One possible reason i can see is nodes added later are using more memory to start while finding nodes to connect to, but never releases that extra memory. And is why the lower nodes are using less memory since they never needed it to start.
This will limit my testing using local networks. I only have 256GB main memory. The 48 thread CPU doesn’t have any problems handling the 500 nodes with less than 20% cpu usage.
I expected though that all the nodes would be needing the same nominal amount of RAM whether started early on or after 400 nodes are already started.
@joshuef@chriso who is the best to ask about why this occurs and if there is a way to not see the increasing MB of newly added nodes.
I see Node RAM usage for Nodes running in --home-network mode go up and up but ones running with ports set with --node-port reach a level and not really increase much. eg. for these nodes that have been running for 18 days. (VDash had crashed for the one on the 2nd screenshot.)

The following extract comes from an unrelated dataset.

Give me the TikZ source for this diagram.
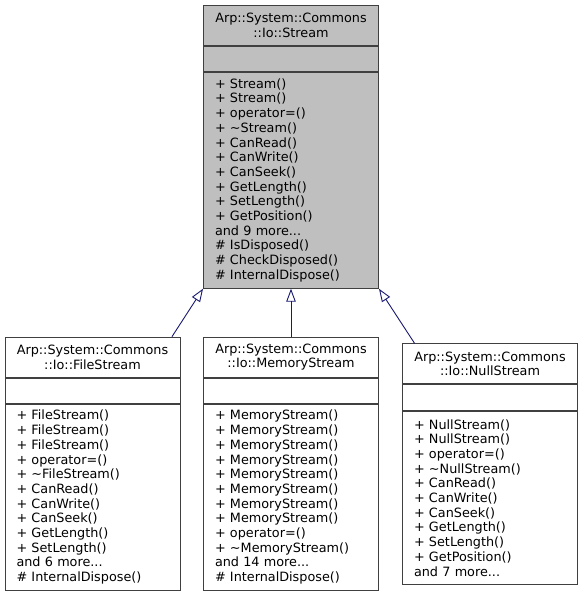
\documentclass[tikz,border=0pt]{standalone}
\usepackage{fontspec}
\setmainfont{DejaVu Sans}
\usetikzlibrary{positioning}
\usetikzlibrary{arrows.meta}
\definecolor{boxline}{HTML}{404040}
\definecolor{parentfill}{HTML}{BFBFBF}
\definecolor{edgeblue}{HTML}{191970}
\tikzset{
    classbox/.style = {rectangle, draw=boxline, line width=0.9pt, fill=white, minimum width=175pt, inner xsep=11.5pt, text width=152pt, font=\fontsize{12.8}{14.7}\selectfont},
    classtitle/.style = {classbox, align=center, minimum height=40pt},
    classattr/.style = {classbox, minimum height=25pt},
    classops/.style = {classbox, align=left},
    parent/.style = {fill=parentfill},
    edgeinh/.style = {-{Triangle[open,length=13pt,width=9.5pt]}, draw=edgeblue, line width=0.9pt}, % inheritance
}
\begin{document}
\begin{tikzpicture}[x=1pt,y=-1pt]
\useasboundingbox (0,0) rectangle (583,595);
% base class
\node[classtitle,parent,anchor=north] at (291, 5) (streamT) {Arp::System::Commons\\::Io::Stream};
\node[classattr,parent,below=0pt of streamT] (streamA) {};
\node[classops,parent,minimum height=216pt,below=0pt of streamA] (streamO) {+ Stream()\\+ Stream()\\+ operator=()\\+ \textasciitilde Stream()\\+ CanRead()\\+ CanWrite()\\+ CanSeek()\\+ GetLength()\\+ SetLength()\\+ GetPosition()\\and 9 more...\\\# IsDisposed()\\\# CheckDisposed()\\\# InternalDispose()};
%
\node[classtitle,anchor=north] at (92.5, 336.7) (fileT) {Arp::System::Commons\\::Io::FileStream};
\node[classattr,below=0pt of fileT] (fileA) {};
\node[classops,minimum height=186.6pt,below=0pt of fileA] (fileO) {+ FileStream()\\+ FileStream()\\+ FileStream()\\+ operator=()\\+ \textasciitilde FileStream()\\+ CanRead()\\+ CanWrite()\\+ CanSeek()\\+ GetLength()\\+ SetLength()\\and 6 more...\\\# InternalDispose()};
%
\node[classtitle,anchor=north] at (291, 336.7) (memT) {Arp::System::Commons\\::Io::MemoryStream};
\node[classattr,below=0pt of memT] (memA) {};
\node[classops,minimum height=186.6pt,below=0pt of memA] (memO) {+ MemoryStream()\\+ MemoryStream()\\+ MemoryStream()\\+ MemoryStream()\\+ MemoryStream()\\+ MemoryStream()\\+ MemoryStream()\\+ MemoryStream()\\+ operator=()\\+ \textasciitilde MemoryStream()\\and 14 more...\\\# InternalDispose()};
%
\node[classtitle,anchor=north] at (490, 343.3) (nullT) {Arp::System::Commons\\::Io::NullStream};
\node[classattr,minimum height=26pt,below=0pt of nullT] (nullA) {};
\node[classops,minimum height=172.4pt,below=0pt of nullA] (nullO) {+ NullStream()\\+ NullStream()\\+ operator=()\\+ \textasciitilde NullStream()\\+ CanRead()\\+ CanWrite()\\+ CanSeek()\\+ GetLength()\\+ SetLength()\\+ GetPosition()\\and 7 more...};
%
\draw[edgeinh] ([xshift=-8.5pt]fileT.north east) -- (streamO.south west);
\draw[edgeinh] (memT.north) -- (streamO.south);
\draw[edgeinh] ([xshift=12.5pt]nullT.north west) -- (streamO.south east);

\end{tikzpicture}
\end{document}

Not a priority, but maybe I’ve done something wrong and can told how to fix (or workaround) it.
If a feature then someone in the future will remove said feature and it will not have been tested.
But yes not a priority, one for down the track. The only priority is if I am doing something wrong and to find out what
Yea this though seems to be a specific thing with local networks (ie test network on your device). I say that because there are people running hundreds of nodes and I am sure they don’t have 256GB of RAM
This is a not RAM usage going up situation, its a situation where the 300th uses like 600MB and the 400th node uses the 800GB (showing 600+ in logs) from the start and it remains at that level only varying up/down by a few MB according to logs.
On my system VDash was working with the 500 nodes. But with uploading was showing inactive nodes which is either logs not being written or VDash wasn’t reading them fast enough for 2 minutes. CPU never above 40%
Thank you for the reply.
It does just seem to be a case of not returning memory to the system after the node finished starting up. Maybe after scanning for nodes to have as peers.
I have seen this on the main network as well. This, and the other bug where older nodes seem to earn faster and faster are good reasons for starting nodes early and for using a UPS. (Of course I have spent quite some time on looking into Rust memory allocation, and that on different architectures and OSes.)